> THE REQUEST: Reproduce the material below line by line, beginning with its first line and ending with the line that contains "nan = np.nan"; leave out pictures.

** Start **

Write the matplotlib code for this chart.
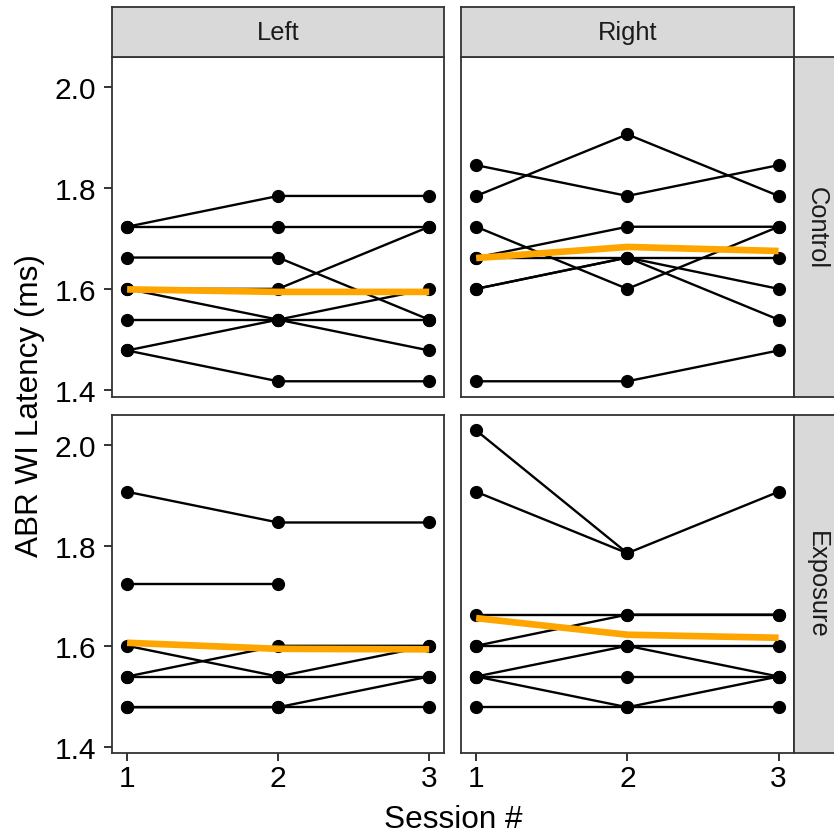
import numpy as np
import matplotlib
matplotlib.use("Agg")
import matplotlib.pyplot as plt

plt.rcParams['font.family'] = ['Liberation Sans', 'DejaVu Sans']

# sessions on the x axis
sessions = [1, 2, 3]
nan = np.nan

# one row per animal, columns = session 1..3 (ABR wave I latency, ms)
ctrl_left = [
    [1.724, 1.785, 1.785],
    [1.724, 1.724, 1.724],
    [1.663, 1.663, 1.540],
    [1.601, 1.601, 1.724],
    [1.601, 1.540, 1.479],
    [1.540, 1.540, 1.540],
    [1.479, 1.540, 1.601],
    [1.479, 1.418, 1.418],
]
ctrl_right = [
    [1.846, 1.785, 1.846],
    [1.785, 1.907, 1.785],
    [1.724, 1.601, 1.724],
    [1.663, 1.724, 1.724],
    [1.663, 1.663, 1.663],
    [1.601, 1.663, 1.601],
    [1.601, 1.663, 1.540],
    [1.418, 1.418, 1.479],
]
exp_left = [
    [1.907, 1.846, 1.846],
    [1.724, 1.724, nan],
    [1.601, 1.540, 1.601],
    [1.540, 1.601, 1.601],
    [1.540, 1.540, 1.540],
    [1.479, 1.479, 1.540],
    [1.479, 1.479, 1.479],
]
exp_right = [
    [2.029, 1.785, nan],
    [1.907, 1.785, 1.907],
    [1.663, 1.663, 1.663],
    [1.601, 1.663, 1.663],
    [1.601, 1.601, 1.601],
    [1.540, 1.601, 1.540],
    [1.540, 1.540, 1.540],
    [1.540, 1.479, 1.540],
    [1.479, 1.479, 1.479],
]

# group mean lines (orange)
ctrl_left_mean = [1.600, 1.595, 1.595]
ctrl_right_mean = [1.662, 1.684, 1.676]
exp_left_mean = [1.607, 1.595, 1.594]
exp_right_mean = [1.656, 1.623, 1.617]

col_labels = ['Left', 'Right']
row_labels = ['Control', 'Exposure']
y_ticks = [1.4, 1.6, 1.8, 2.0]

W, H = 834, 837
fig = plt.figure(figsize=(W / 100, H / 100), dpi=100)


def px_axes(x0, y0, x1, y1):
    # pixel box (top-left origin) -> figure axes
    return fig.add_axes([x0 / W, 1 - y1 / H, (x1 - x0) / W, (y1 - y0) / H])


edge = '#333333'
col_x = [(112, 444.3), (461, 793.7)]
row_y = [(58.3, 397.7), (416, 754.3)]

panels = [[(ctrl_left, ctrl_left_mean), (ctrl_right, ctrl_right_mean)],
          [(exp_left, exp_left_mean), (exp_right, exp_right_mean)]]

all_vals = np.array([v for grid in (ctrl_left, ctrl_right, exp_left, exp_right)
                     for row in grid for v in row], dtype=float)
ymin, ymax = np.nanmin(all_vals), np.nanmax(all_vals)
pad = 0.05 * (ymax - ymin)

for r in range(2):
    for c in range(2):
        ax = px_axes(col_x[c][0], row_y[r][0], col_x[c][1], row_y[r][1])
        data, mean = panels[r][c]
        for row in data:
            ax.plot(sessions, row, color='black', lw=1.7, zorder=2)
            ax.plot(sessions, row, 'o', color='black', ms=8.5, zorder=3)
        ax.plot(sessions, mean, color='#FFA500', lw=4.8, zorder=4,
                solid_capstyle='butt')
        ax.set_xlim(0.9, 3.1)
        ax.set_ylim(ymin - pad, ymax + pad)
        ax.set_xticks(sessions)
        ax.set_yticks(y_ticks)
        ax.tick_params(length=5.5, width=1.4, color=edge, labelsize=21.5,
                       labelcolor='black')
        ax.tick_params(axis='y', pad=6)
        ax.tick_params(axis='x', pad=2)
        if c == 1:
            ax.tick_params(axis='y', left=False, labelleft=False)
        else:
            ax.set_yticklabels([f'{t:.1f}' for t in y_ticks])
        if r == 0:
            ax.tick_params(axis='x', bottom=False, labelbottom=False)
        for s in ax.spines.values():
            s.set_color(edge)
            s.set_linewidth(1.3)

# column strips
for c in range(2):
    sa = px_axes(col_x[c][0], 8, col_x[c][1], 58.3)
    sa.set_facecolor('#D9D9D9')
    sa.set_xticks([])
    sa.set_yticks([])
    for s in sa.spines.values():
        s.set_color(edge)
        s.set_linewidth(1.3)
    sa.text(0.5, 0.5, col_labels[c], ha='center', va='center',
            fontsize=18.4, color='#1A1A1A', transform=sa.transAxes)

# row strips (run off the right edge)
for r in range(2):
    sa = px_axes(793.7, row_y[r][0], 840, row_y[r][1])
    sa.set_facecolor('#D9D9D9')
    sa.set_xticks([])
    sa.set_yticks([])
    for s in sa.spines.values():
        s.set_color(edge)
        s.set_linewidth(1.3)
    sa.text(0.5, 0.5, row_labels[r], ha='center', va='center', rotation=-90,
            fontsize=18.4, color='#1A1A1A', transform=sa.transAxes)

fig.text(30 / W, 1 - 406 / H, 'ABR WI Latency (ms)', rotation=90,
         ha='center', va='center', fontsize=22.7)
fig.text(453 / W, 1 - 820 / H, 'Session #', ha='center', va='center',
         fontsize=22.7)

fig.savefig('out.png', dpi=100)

** End **

> TASK SOLUTION:
Write the matplotlib code for this chart.
import numpy as np
import matplotlib
matplotlib.use("Agg")
import matplotlib.pyplot as plt

plt.rcParams['font.family'] = ['Liberation Sans', 'DejaVu Sans']

# sessions on the x axis
sessions = [1, 2, 3]
nan = np.nan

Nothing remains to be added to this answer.